REQUEST:
From the first line of the listing below, retype each line up to and including the one with "de cosecha: 25/12</div>"; pictures stay out.

- - -

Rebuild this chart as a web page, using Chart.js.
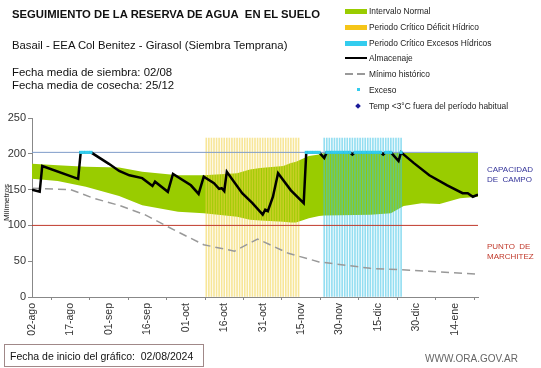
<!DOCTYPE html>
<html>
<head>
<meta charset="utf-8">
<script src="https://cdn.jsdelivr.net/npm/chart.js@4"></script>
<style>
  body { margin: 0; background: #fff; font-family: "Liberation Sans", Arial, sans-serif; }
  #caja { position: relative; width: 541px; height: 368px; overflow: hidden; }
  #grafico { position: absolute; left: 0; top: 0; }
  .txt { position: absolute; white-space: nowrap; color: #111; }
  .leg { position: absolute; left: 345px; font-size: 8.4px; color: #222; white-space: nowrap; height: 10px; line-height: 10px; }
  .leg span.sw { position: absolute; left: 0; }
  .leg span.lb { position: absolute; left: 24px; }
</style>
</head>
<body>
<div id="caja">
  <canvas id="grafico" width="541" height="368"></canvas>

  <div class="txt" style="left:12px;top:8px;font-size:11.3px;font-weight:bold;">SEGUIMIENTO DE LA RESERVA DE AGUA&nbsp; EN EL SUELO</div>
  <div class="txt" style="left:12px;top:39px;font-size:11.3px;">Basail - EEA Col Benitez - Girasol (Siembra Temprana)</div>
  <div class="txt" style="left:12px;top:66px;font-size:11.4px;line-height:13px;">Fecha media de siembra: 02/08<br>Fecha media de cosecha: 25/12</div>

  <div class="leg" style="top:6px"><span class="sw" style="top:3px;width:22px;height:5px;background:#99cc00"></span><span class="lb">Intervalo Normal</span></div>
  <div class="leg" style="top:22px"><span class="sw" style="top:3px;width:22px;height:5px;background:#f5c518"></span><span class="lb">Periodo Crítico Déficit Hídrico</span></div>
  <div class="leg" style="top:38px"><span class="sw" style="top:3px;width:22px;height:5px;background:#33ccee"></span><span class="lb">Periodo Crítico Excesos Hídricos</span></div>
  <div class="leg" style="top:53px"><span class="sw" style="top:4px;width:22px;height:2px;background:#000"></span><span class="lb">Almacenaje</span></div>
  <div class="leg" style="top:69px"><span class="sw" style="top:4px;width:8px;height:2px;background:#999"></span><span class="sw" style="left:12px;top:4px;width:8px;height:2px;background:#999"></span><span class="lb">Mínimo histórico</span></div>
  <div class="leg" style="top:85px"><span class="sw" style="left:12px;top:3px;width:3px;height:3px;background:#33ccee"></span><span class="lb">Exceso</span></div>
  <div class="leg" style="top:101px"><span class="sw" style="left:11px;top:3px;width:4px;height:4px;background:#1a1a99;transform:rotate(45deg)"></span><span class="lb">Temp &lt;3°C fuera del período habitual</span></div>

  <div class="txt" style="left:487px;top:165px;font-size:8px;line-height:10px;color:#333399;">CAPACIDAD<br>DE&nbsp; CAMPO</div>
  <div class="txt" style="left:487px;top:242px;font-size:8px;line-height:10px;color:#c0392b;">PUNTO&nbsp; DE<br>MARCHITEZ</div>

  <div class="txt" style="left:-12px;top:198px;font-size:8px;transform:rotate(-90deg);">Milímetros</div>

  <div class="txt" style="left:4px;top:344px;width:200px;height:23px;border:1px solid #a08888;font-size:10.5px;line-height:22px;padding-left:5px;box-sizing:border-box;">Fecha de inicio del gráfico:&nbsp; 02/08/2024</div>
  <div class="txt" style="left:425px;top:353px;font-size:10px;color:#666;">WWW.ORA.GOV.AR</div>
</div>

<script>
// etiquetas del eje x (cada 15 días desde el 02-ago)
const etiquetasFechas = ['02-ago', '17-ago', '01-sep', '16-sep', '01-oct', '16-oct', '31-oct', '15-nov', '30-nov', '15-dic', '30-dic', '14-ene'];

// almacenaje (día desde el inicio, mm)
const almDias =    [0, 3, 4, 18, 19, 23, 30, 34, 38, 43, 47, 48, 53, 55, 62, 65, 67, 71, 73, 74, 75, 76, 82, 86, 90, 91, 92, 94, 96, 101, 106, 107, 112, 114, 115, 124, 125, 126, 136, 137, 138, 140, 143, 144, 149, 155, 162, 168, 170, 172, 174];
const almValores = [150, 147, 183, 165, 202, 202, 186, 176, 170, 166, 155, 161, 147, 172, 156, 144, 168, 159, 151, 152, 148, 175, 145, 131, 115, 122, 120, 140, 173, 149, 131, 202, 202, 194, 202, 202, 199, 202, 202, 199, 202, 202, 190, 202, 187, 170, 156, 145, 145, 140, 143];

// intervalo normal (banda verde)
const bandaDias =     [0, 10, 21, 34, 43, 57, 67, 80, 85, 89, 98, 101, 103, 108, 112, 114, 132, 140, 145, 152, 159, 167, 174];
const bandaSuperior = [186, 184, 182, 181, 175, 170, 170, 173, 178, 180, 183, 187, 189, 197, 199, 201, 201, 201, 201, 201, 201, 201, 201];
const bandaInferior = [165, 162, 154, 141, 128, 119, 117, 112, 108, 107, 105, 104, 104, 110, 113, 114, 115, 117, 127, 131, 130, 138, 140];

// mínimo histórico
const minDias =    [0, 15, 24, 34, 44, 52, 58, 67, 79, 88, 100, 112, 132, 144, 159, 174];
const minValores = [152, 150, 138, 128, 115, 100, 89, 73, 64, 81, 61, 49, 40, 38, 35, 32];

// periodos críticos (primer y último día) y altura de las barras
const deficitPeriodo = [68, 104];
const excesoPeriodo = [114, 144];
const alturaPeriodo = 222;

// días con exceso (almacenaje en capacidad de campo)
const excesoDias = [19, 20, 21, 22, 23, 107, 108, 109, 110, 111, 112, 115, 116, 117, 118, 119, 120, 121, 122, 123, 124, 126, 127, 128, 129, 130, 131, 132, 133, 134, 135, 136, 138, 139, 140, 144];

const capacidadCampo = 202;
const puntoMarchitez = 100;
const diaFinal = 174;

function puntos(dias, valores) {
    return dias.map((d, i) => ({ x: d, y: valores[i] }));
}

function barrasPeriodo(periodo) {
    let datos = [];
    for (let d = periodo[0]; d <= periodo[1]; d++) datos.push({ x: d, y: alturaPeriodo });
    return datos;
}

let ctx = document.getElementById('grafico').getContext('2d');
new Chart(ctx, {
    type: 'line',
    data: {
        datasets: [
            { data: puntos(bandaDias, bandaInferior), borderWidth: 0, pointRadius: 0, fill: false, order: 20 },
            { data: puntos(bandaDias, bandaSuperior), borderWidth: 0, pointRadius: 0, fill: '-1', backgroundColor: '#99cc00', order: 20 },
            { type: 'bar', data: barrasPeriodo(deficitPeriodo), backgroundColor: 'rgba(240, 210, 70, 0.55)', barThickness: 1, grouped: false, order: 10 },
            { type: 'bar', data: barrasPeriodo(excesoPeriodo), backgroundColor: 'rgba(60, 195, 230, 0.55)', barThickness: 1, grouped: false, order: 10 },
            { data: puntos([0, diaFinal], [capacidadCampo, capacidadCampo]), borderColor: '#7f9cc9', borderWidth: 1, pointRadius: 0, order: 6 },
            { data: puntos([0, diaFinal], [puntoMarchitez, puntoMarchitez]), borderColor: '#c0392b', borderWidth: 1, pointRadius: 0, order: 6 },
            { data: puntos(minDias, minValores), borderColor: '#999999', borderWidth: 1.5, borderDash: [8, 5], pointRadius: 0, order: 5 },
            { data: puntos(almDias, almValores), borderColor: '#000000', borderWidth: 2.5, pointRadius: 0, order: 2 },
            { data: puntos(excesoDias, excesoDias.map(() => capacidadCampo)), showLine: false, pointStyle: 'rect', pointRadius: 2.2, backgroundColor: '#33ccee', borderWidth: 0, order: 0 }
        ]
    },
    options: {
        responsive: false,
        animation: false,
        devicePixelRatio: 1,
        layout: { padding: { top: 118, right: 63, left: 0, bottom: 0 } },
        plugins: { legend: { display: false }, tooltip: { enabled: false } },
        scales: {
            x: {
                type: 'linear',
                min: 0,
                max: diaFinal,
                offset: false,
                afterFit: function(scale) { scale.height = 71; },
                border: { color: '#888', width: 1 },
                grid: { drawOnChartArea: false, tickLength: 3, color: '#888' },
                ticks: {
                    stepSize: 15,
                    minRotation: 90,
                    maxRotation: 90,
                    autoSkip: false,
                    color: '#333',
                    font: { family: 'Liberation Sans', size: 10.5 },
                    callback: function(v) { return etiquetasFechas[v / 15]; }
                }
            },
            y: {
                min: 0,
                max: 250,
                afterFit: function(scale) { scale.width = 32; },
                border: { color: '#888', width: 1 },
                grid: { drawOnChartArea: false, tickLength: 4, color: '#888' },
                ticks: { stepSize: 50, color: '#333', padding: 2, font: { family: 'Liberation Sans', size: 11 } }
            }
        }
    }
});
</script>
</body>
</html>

- - -

RESULT OF THIS TASK:
Rebuild this chart as a web page, using Chart.js.
<!DOCTYPE html>
<html>
<head>
<meta charset="utf-8">
<script src="https://cdn.jsdelivr.net/npm/chart.js@4"></script>
<style>
  body { margin: 0; background: #fff; font-family: "Liberation Sans", Arial, sans-serif; }
  #caja { position: relative; width: 541px; height: 368px; overflow: hidden; }
  #grafico { position: absolute; left: 0; top: 0; }
  .txt { position: absolute; white-space: nowrap; color: #111; }
  .leg { position: absolute; left: 345px; font-size: 8.4px; color: #222; white-space: nowrap; height: 10px; line-height: 10px; }
  .leg span.sw { position: absolute; left: 0; }
  .leg span.lb { position: absolute; left: 24px; }
</style>
</head>
<body>
<div id="caja">
  <canvas id="grafico" width="541" height="368"></canvas>

  <div class="txt" style="left:12px;top:8px;font-size:11.3px;font-weight:bold;">SEGUIMIENTO DE LA RESERVA DE AGUA&nbsp; EN EL SUELO</div>
  <div class="txt" style="left:12px;top:39px;font-size:11.3px;">Basail - EEA Col Benitez - Girasol (Siembra Temprana)</div>
  <div class="txt" style="left:12px;top:66px;font-size:11.4px;line-height:13px;">Fecha media de siembra: 02/08<br>Fecha media de cosecha: 25/12</div>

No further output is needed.